The first round of votes eliminates weaker candidates ahead of the second round next Sunday. If a candidate wins an absolute majority of votes in the first ballot on a 25% turnout, they win the seat. Typically, only a handful of deputies will be elected this way – but most will go to a second round.

Only those who win more than 12.5% of ballots cast by registered voters are allowed to stand in the second round. Often this is fought between two candidates, but sometimes three or four. Some candidates choose to drop out at this stage to give their allies a better chance of victory.

Most voters will choose one of three blocs: the RN-led far-right alliance; the New Popular Front (NFP), a recently formed left-wing coalition; and Macron’s centrist Ensemble.

The RN bloc is headed by Jordan Bardella, the 28-year-old party leader handpicked by Le Pen, who has striven to polish the image of a party historically ridden with racism and antisemitism that proliferated under the decades-long leadership of her father, Jean-Marie Le Pen.

Until recently, the prospect of a far-right government was unthinkable.

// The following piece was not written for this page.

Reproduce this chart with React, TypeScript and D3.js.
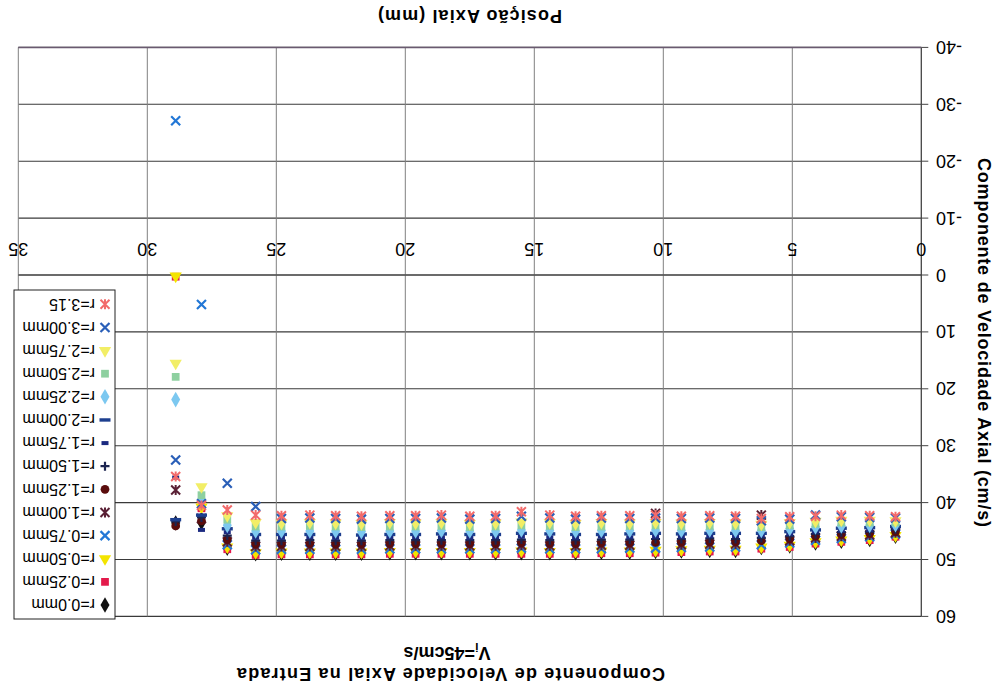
import React from 'react';
import * as d3 from 'd3';

// Axial positions (mm) of the measuring stations
const positions = [1.0, 2.0, 3.1, 4.1, 5.1, 6.2, 7.2, 8.2, 9.3, 10.3, 11.3, 12.4, 13.4, 14.4, 15.5, 16.5, 17.5, 18.6, 19.6, 20.6, 21.7, 22.7, 23.7, 24.8, 25.8, 26.9, 27.9, 28.9];

// Axial velocity (cm/s) per radial position
const r000 = [45.9, 46.5, 46.8, 47.1, 47.6, 47.9, 48.4, 48.4, 48.5, 48.6, 48.7, 48.7, 48.8, 48.8, 48.8, 48.8, 48.8, 48.8, 48.8, 48.8, 48.9, 48.9, 48.9, 48.9, 49.0, 48.0, 43.5, 43.6];
const r025 = [46.0, 46.6, 46.9, 47.2, 47.8, 48.1, 48.6, 48.6, 48.7, 48.8, 48.9, 48.9, 49.0, 49.0, 49.0, 49.0, 49.0, 49.0, 49.0, 49.0, 49.1, 49.1, 49.1, 49.1, 49.2, 48.2, 41.0, 0.3];
const r050 = [45.8, 46.3, 46.6, 46.9, 47.5, 47.8, 48.2, 48.2, 48.3, 48.4, 48.5, 48.5, 48.6, 48.6, 48.5, 48.6, 48.6, 48.6, 48.6, 48.6, 48.7, 48.7, 48.7, 48.7, 48.8, 47.8, 40.8, 0.2];
const r075 = [45.5, 46.0, 46.3, 46.6, 47.1, 47.4, 47.8, 47.8, 47.9, 48.0, 48.0, 48.1, 48.1, 48.1, 48.0, 48.1, 48.1, 48.1, 48.1, 48.1, 48.2, 48.2, 48.2, 48.2, 48.3, 47.4, 5.2, -27.1];
const r100 = [45.3, 45.7, 45.9, 46.2, 46.7, 42.2, 47.3, 47.3, 47.4, 41.9, 47.5, 47.5, 47.6, 47.6, 47.5, 47.6, 47.6, 47.6, 47.6, 47.6, 47.7, 47.7, 47.7, 47.7, 47.7, 46.9, 42.8, 37.8];
const r125 = [45.1, 45.4, 45.6, 45.9, 46.4, 46.7, 46.9, 46.9, 47.0, 47.0, 47.1, 47.1, 47.2, 47.2, 47.1, 47.2, 47.2, 47.2, 47.2, 47.2, 47.3, 47.3, 47.2, 47.3, 47.3, 46.5, 43.2, 44.1];
const r150 = [44.7, 45.1, 45.2, 45.5, 45.9, 46.2, 46.4, 46.3, 46.4, 46.4, 46.5, 46.5, 46.6, 46.6, 46.5, 46.6, 46.6, 46.6, 46.6, 46.6, 46.7, 46.7, 46.6, 46.7, 46.7, 45.8, 42.6, 43.3];
const r175 = [44.5, 44.8, 44.9, 45.1, 45.5, 45.8, 45.9, 45.9, 46.0, 46.0, 46.1, 46.0, 46.2, 46.1, 46.0, 46.1, 46.2, 46.1, 46.1, 46.1, 46.2, 46.2, 46.1, 46.2, 46.2, 45.2, 44.8, 35.6];
const r200 = [44.2, 44.4, 44.5, 44.8, 45.1, 45.4, 45.4, 45.4, 45.5, 45.4, 45.5, 45.6, 45.6, 45.5, 45.4, 45.6, 45.6, 45.5, 45.6, 45.6, 45.7, 45.6, 45.6, 45.6, 45.6, 44.6, 42.2, 43.0];
const r225 = [43.9, 44.0, 44.1, 44.3, 44.6, 44.9, 44.9, 44.8, 44.9, 44.8, 44.9, 44.9, 45.0, 44.9, 44.8, 45.0, 45.0, 44.9, 45.0, 45.0, 45.1, 45.0, 45.0, 45.0, 45.0, 44.0, 39.6, 21.9];
const r250 = [43.5, 43.5, 43.5, 43.7, 44.0, 44.3, 44.1, 44.1, 44.2, 44.0, 44.1, 44.2, 44.3, 44.1, 44.0, 44.2, 44.3, 44.1, 44.2, 44.2, 44.3, 44.2, 44.1, 44.2, 44.2, 43.0, 38.7, 17.9];
const r275 = [43.2, 43.1, 43.1, 43.3, 43.5, 43.8, 43.6, 43.5, 43.6, 43.5, 43.6, 43.5, 43.7, 43.5, 43.4, 43.6, 43.7, 43.5, 43.6, 43.5, 43.7, 43.6, 43.5, 43.6, 43.5, 42.3, 37.2, 15.5];
const r300 = [42.7, 42.6, 42.5, 42.2, 42.9, 43.2, 42.8, 42.7, 42.8, 42.7, 42.8, 42.7, 42.9, 42.7, 42.4, 42.8, 42.9, 42.7, 42.8, 42.8, 42.9, 42.8, 42.7, 42.8, 40.7, 36.6, 40.2, 32.5];
const r315 = [42.5, 42.3, 42.2, 42.4, 42.5, 42.8, 42.4, 42.3, 42.4, 42.2, 42.3, 42.3, 42.4, 42.2, 41.6, 42.3, 42.4, 42.2, 42.3, 42.3, 42.4, 42.3, 42.2, 42.3, 42.2, 41.3, 40.5, 35.4];

const seriesNames = ['r=0.0mm', 'r=0.25mm', 'r=0.50mm', 'r=0.75mm', 'r=1.00mm', 'r=1.25mm', 'r=1.50mm', 'r=1.75mm', 'r=2.00mm', 'r=2.25mm', 'r=2.50mm', 'r=2.75mm', 'r=3.00mm', 'r=3.15'];
const seriesValues = [r000, r025, r050, r075, r100, r125, r150, r175, r200, r225, r250, r275, r300, r315];

const xTicks = [0, 5, 10, 15, 20, 25, 30, 35];
const yTicks = [-40, -30, -20, -10, 0, 10, 20, 30, 40, 50, 60];

type MarkerKind = 'diamond' | 'square' | 'triangle' | 'x' | 'star' | 'circle' | 'plus' | 'shortdash' | 'dash';

const seriesStyle: { marker: MarkerKind; color: string }[] = [
  { marker: 'diamond', color: '#111111' },
  { marker: 'square', color: '#e31a4b' },
  { marker: 'triangle', color: '#f3e400' },
  { marker: 'x', color: '#2277d6' },
  { marker: 'star', color: '#5a2035' },
  { marker: 'circle', color: '#5a0d0d' },
  { marker: 'plus', color: '#1c2450' },
  { marker: 'shortdash', color: '#1b2a80' },
  { marker: 'dash', color: '#1d3f8f' },
  { marker: 'diamond', color: '#7cc8f0' },
  { marker: 'square', color: '#8ed0a0' },
  { marker: 'triangle', color: '#f2ee66' },
  { marker: 'x', color: '#2a5fb8' },
  { marker: 'star', color: '#f26b6b' },
];

const FONT = '"Liberation Sans", Arial, sans-serif';

function Marker({ kind, color, cx, cy }: { kind: MarkerKind; color: string; cx: number; cy: number }) {
  const t = `translate(${cx},${cy})`;
  switch (kind) {
    case 'diamond':
      return <path transform={t} d={d3.symbol(d3.symbolDiamond, 70)() as string} fill={color} />;
    case 'square':
      return <path transform={t} d={d3.symbol(d3.symbolSquare, 60)() as string} fill={color} />;
    case 'triangle':
      return <path transform={t} d={d3.symbol(d3.symbolTriangle, 65)() as string} fill={color} />;
    case 'circle':
      return <path transform={t} d={d3.symbol(d3.symbolCircle, 60)() as string} fill={color} />;
    case 'x':
      return <path transform={t} d="M-4.5,-4.5L4.5,4.5M-4.5,4.5L4.5,-4.5" stroke={color} strokeWidth={2.2} fill="none" />;
    case 'star':
      return <path transform={t} d="M-4.5,-4.5L4.5,4.5M-4.5,4.5L4.5,-4.5M0,-5L0,5" stroke={color} strokeWidth={2} fill="none" />;
    case 'plus':
      return <path transform={t} d="M-4.5,0L4.5,0M0,-4.5L0,4.5" stroke={color} strokeWidth={2.2} fill="none" />;
    case 'shortdash':
      return <rect x={cx - 3.5} y={cy - 2} width={7} height={4} fill={color} />;
    case 'dash':
      return <rect x={cx - 5.5} y={cy - 1.7} width={11} height={3.4} fill={color} />;
  }
  return null;
}

export default function App() {
  const W = 1000;
  const H = 692;
  const x = d3.scaleLinear().domain([0, 35]).range([78.7, 981.7]);
  const y = d3.scaleLinear().domain([-40, 60]).range([644.6, 75.6]);

  const legendX = 885;
  const legendY = 73;
  const legendRow = 23.13;

  return (
    <svg width={W} height={H} style={{ position: 'absolute', left: 0, top: 0, background: '#fff' }} fontFamily={FONT}>
      <rect width={W} height={H} fill="#fff" />
      <g transform={`rotate(180 ${W / 2} ${H / 2})`}>
        {/* grid */}
        {yTicks.map((v) => (
          <line key={'gy' + v} x1={x(0)} x2={x(35)} y1={y(v)} y2={y(v)} stroke="#3a3a3a" strokeWidth={1.1} />
        ))}
        {xTicks.filter((v) => v > 0).map((v) => (
          <line key={'gx' + v} x1={x(v)} x2={x(v)} y1={y(60)} y2={y(-40)} stroke="#808080" strokeWidth={1} />
        ))}
        {/* value axis */}
        <line x1={x(0)} x2={x(0)} y1={y(60)} y2={y(-40)} stroke="#444" strokeWidth={1.3} />
        {yTicks.map((v) => (
          <line key={'ty' + v} x1={x(0) - 7} x2={x(0)} y1={y(v)} y2={y(v)} stroke="#444" strokeWidth={1} />
        ))}
        {yTicks.map((v) => (
          <text key={'ly' + v} x={64} y={y(v)} dy="0.36em" textAnchor="end" fontSize={18} fill="#000">
            {v}
          </text>
        ))}
        {/* category axis at zero */}
        <line x1={x(0)} x2={x(35)} y1={y(0)} y2={y(0)} stroke="#3a3a3a" strokeWidth={1.1} />
        {xTicks.map((v) => (
          <text key={'lx' + v} x={x(v)} y={449} textAnchor="middle" fontSize={18} fill="#000">
            {v}
          </text>
        ))}
        {/* plot border */}
        <line x1={x(0)} x2={x(35)} y1={y(-40)} y2={y(-40)} stroke="#6a5a70" strokeWidth={1.5} />

        {/* data */}
        {seriesValues.map((vals, si) => (
          <g key={'s' + si}>
            {vals.map((v, i) => (
              <Marker key={i} kind={seriesStyle[si].marker} color={seriesStyle[si].color} cx={x(positions[i])} cy={y(v)} />
            ))}
          </g>
        ))}

        {/* legend */}
        <rect x={legendX} y={legendY} width={101} height={329} fill="#fff" stroke="#222" strokeWidth={1} />
        {seriesNames.map((name, i) => {
          const cy = legendY + 14 + i * legendRow;
          return (
            <g key={'lg' + i}>
              <Marker kind={seriesStyle[i].marker} color={seriesStyle[i].color} cx={legendX + 10} cy={cy} />
              <text x={legendX + 20} y={cy} dy="0.36em" fontSize={16} fill="#000">
                {name}
              </text>
            </g>
          );
        })}

        {/* titles */}
        <text x={549} y={24} textAnchor="middle" fontSize={18} fontWeight="bold" textLength={428} lengthAdjust="spacing">
          Componente de Velocidade Axial na Entrada
        </text>
        <text x={553} y={45} textAnchor="middle" fontSize={18} fontWeight="bold">
          V<tspan fontSize={12} dy={4}>i</tspan>
          <tspan dy={-4}>=45cm/s</tspan>
        </text>
        <text x={530} y={682} textAnchor="middle" fontSize={18} fontWeight="bold" textLength={184} lengthAdjust="spacing">
          Posição Axial (mm)
        </text>
        <text
          transform={`translate(22,349.5) rotate(-90)`}
          textAnchor="middle"
          fontSize={18}
          fontWeight="bold"
          textLength={369}
          lengthAdjust="spacing"
        >
          Componente de Velocidade Axial (cm/s)
        </text>
      </g>
    </svg>
  );
}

In the past, opposition parties have made marriages of convenience in an attempt to block the RN – under its previous name, the National Front – from entering government. Now, within a couple of weeks, Bardella could become France’s prime minister – and Europe’s youngest in more than two centuries.

On the left, a previously fractious cluster of parties have recently banded together to form the New Popular Front – a coalition meant to resurrect the original Popular Front that prevented fascists from gaining power in 1936. The broad alliance comprises more radical figures like Jean-Luc Melenchon, three-time presidential candidate and leader of the France Unbowed party, as well as moderate leaders like Place Publique’s Raphael Glucksmann.

Meanwhile, outgoing French Prime Minister Gabriel Attal – who was only appointed to his post by Macron in January – is representing Macron’s centrist Ensemble alliance. Attal was reportedly among the last of Macron’s inner circle to learn that a snap election was imminent.

Polls will close at 8 p.m. local time (2 p.m. ET) Sunday, with the full results expected early Monday.

CORRECTION: A previous version of this story miscalculated the time polls open in the election. It is 8 a.m. local time (2 a.m. ET) Sunday.